私もパブコメで指摘した箇所ですが、道庁(環境保全局)の回答に違和感がありました。本通信では、このことに焦点を絞って考えたいと思います。

下の表が違和感のある部分です。素案には「処理方式は焼却ではなく化学処理方式とする」と記載されています。それで、プラズマ分解はしないのかを問いました。回答は「プラズマ分解は化学処理に分類される」とのことですが、これはずいぶん乱暴な話だと感じました。


■背景

室蘭にある JESCO 北海道の「PCB 処理施設」は、2008 年に操業を開始した当初施設と 2013年操業開始の増設施設の 2 つがあります。当初施設では、脱塩素化分解(化学処理)によって PCBを処理します。増設施設が必要とされたのは、蛍光灯に使われている安定器など小さな機器に装填されている PCB は取り出すことが困難なため、機器を丸ごと処分できるプラズマ分解の施設が必要とされたからです。

 *プラズマ分解施設は北九州市と室蘭市の 2 か所に設置された


■化学の専門家に聞いてみた

この違和感を晴らすため、化学の専門家である橋本忠雄・室蘭工業大学名誉教授にお話を伺いました。(以下、橋本→ハ、柳田→ヤ)

ヤ「パブコメ結果で道庁が『プラズマ分解は化学処理に分類される』と回答しています。違和感があるのですが、先生はどう思われますか?」

ハ「道庁は素案で『PCB 廃棄物の処理は、これまで通り脱塩化分解方式(当初施設)とプラズマ分解方式(増設施設)で行う』と書けばよかったのです。増設施設のことを書いていないので、パブコメでなぜ増設施設は使わないのか?という疑問が出るのは当然です。素直に『ご指摘ありがとうございました。修正します』とすればよかっただけの話だと思いますが。」

ヤ「なるほど。当初施設で行われている脱塩素化分解は、PCB にアルカリ剤を加えて化学反応を起こさせるので化学処理ですね。増設施設のプラズマ分解はどうなのでしょうか?」

ハ「PCB は化学物質です。化学物質を無害化あるいは分解するわけですから、あらゆる場合が化学処理です。プラズマ分解も、道庁の言うように化学処理と言ってもよいでしょう。しかしそれを言うなら、『焼却処理ではなく化学処理で行う』というのがおかしくなります。焼却処理も化学処理です。何ですかね、この文章は。」

ヤ「パブコメの対象になった“北海道 PCB 処理計画素案”には、確かに『焼却処理ではなく化学処理を行う』とあります。しかし、燃焼(=焼却)とは物質が酸素と結びつく酸化反応ですから、道庁の論理だと焼却も化学処理になってしまうのですね。これはおおいなる矛盾です。」

ハ「 はい、その通りです。化学処理の技術に注目して分類すれば焼却方式、脱塩素化方式、プラズマ分解方式、溶融分解方式、超臨界反応方式等に分類できます。2001 年~2004 年頃、室蘭では数十回市民説明会が開かれ議論したのはその技術方式や処理の安全性です。その時は『焼却処理ではなく化学処理を行う』という説明は意味がありました。

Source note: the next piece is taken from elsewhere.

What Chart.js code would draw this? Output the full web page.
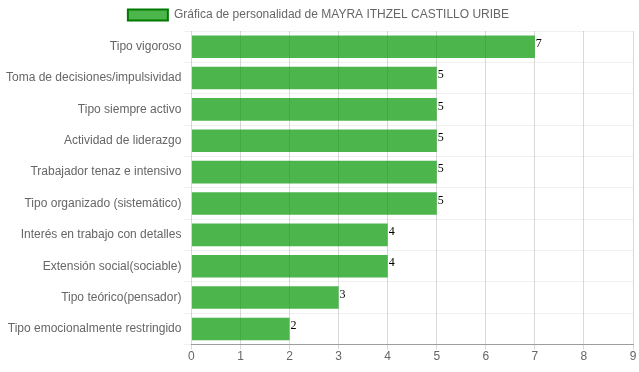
<!DOCTYPE html>
<html>
<head>
<meta charset="utf-8">
<script src="https://cdn.jsdelivr.net/npm/chart.js@4/dist/chart.umd.min.js"></script>
<style>
  html, body { margin: 0; padding: 0; background: #fff; }
  #wrap { width: 639px; height: 372px; }
</style>
</head>
<body>
<div id="wrap"><canvas id="grafica"></canvas></div>
<script>
// categorias y valores de la grafica
const categorias = [
    'Tipo vigoroso',
    'Toma de decisiones/impulsividad',
    'Tipo siempre activo',
    'Actividad de liderazgo',
    'Trabajador tenaz e intensivo',
    'Tipo organizado (sistemático)',
    'Interés en trabajo con detalles',
    'Extensión social(sociable)',
    'Tipo teórico(pensador)',
    'Tipo emocionalmente restringido'
];
const valores = [7, 5, 5, 5, 5, 5, 4, 4, 3, 2];
const titulo = 'Gráfica de personalidad de MAYRA ITHZEL CASTILLO URIBE';
const ejeMax = 9;

Chart.defaults.font.family = '"Liberation Sans", Arial, sans-serif';
Chart.defaults.font.size = 12;
Chart.defaults.color = '#666';

// dibuja el valor al final de cada barra
const etiquetas = {
    id: 'etiquetas',
    afterDatasetsDraw(chart) {
        const ctx = chart.ctx;
        ctx.save();
        ctx.font = '12px "Liberation Serif", "Times New Roman", serif';
        ctx.fillStyle = '#000';
        ctx.textAlign = 'left';
        ctx.textBaseline = 'middle';
        chart.getDatasetMeta(0).data.forEach((bar, i) => {
            ctx.fillText(valores[i], bar.x + 1, bar.y - 3);
        });
        ctx.restore();
    }
};

new Chart(document.getElementById('grafica'), {
    type: 'bar',
    data: {
        labels: categorias,
        datasets: [{
            label: titulo,
            data: valores,
            backgroundColor: 'rgba(0, 150, 0, 0.7)',
            borderWidth: 0
        }]
    },
    options: {
        indexAxis: 'y',
        responsive: true,
        maintainAspectRatio: false,
        animation: false,
        layout: { padding: { left: 4, right: 6, top: 0, bottom: 8 } },
        plugins: {
            legend: {
                labels: {
                    boxWidth: 40,
                    boxHeight: 11,
                    padding: 9,
                    generateLabels() {
                        return [{
                            text: titulo,
                            fillStyle: 'rgba(0, 150, 0, 0.7)',
                            strokeStyle: '#007a00',
                            lineWidth: 2,
                            fontColor: '#666'
                        }];
                    }
                }
            },
            tooltip: { enabled: false }
        },
        scales: {
            x: {
                min: 0,
                max: ejeMax,
                ticks: { stepSize: 1, padding: 0 },
                grid: { color: 'rgba(0,0,0,0.15)', tickLength: 5 },
                border: { color: 'rgba(0,0,0,0.35)' }
            },
            y: {
                ticks: { padding: 2 },
                grid: { color: 'rgba(0,0,0,0.06)', offset: true, tickLength: 8 },
                border: { display: false }
            }
        }
    },
    plugins: [etiquetas]
});
</script>
</body>
</html>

あれから 20 年以上経って、新しい“北海道 PCB 処理計画素案”に『焼却処理ではなく化学処理を行う』とわざわざ入れるのは変ですし、パブコメの質問にプラズマ処理も化学処理だという回答はもっと駄目ですね。ひょっとすると新しい基本計画素案を作成するときに、道庁は昔の基本計画の処理方式の部分をそのままコピペしたのではないでしょうか。私も新しい素案を読みましたが、それ以外にも昔の基本計画のまま残っていると感じるところがありました。

ヤ「下に福岡県の「ポリ塩化ビフェニル廃棄物処理計画(令和5年2月改訂版)」があります。

https://www.pref.fukuoka.lg.jp/uploaded/life/665815_61568440_misc.pdf

6P に脱塩素化分解とプラズマ溶融分解が、処理方式として説明されています。道庁は道民の質問に対して木で鼻をくくるような、しかも質問にそぐわない回答をして何も感じないのでしょうか。」

ハ「道庁や環境省には、市民からの意見はまずはねつけてみるような空気感があります。しかし PCB廃棄物処理はまだ終わっていません。JESCO に処理登録されていない未発見のものがあることは間違いありません。未発見の PCB 廃棄物を何としても探し出して処理することが大事です。そのために関係機関と市民との協力が一番大事です。この態度は改めてもらわなくてはなりませんね。」